British Army officer

Major-General Anthony Emmett (1790 – 27 March 1872) was a British Army officer, who served his entire career in the Royal Engineers. He fought throughout the Peninsular War, and participated in the last battles of the War of 1812. After that, he served as Commanding Royal Engineer, St Helena, during Napoleon's incarceration on the island. Emmett retired in 1855, because of injuries he had taken forty-three years earlier at the Third Siege of Badajoz.

==Life==
Emmett as born in Kingston-Upon-Hull, and after passing through the Royal Military Academy, Woolwich, he received his commission as second lieutenant in the Royal Engineers on 16 February 1808. He joined the army in the Iberian Peninsula early in 1809, and remained with it until the summer of 1812, when he was sent to England for recovery from the effects of a very severe wound received while leading on one of the columns to the assault of Badajoz in April 1812.

He returned to the army in October of the following year at his own request, and remained with it to the close of the war. During his service in Peninsular War he was constantly before the enemy. First, in Abrantes and skirmishes near it, while the French were in front of the lines of Lisbon; secondly, at both the sieges of Badajoz in 1811, at the cavalry affair of El Boden, and in the trenches before Ciudad Rodrigo; and thirdly, at the siege of Badajoz in 1812, when he led on the Portuguese column of the 4th division to the assault of the breach of the curtain, and was severely wounded. He was shortly after sent to England for the restoration of his health.

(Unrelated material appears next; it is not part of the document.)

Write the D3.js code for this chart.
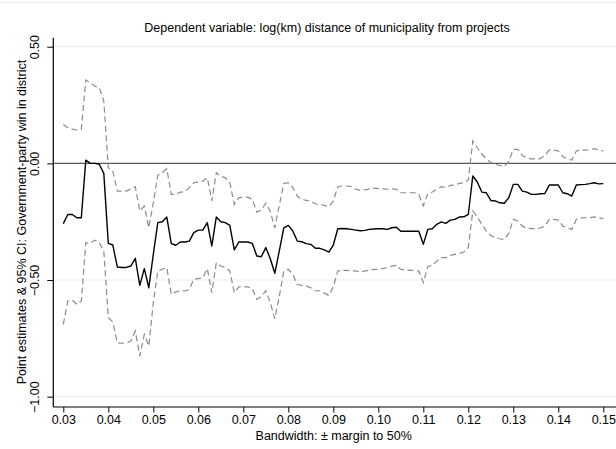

Prior to the siege he was occupied in improving the navigation of the Upper Douro to facilitate the transfer of supplies for the operations in Badajoz. On rejoining the army as a captain in 1813 he was employed in the examination of the fords of the Nive, held by the enemy's posts prior to the successful passage of that river. During the following campaign he was attached to the 2nd division, and was present at the battle of St. Pierre, near Bayonne, at the attack on the heights of Garres St.-Palais at Tarbes, and at the battles of Orthez and Toulouse. Soon after his return to England he was sent, in 1815, with General Keane, on the expedition against New Orleans, landed with the advance, and was present in the attack of the Americans, also at the assault made on the enemy's lines and at the siege of Fort Bowyer.

He was next appointed commanding royal engineer at St. Helena, where he went with Sir Hudson Lowe, and held the command until after the death of Napoleon. He held various commands at home, at Bermuda, and in the Mediterranean, until he was compelled in May 1855 to retire as a major-general on account of bad health brought on by the wounds he received in the Peninsula. He was awarded the war medal and four clasps. He died at Brighton on 27 March 1872.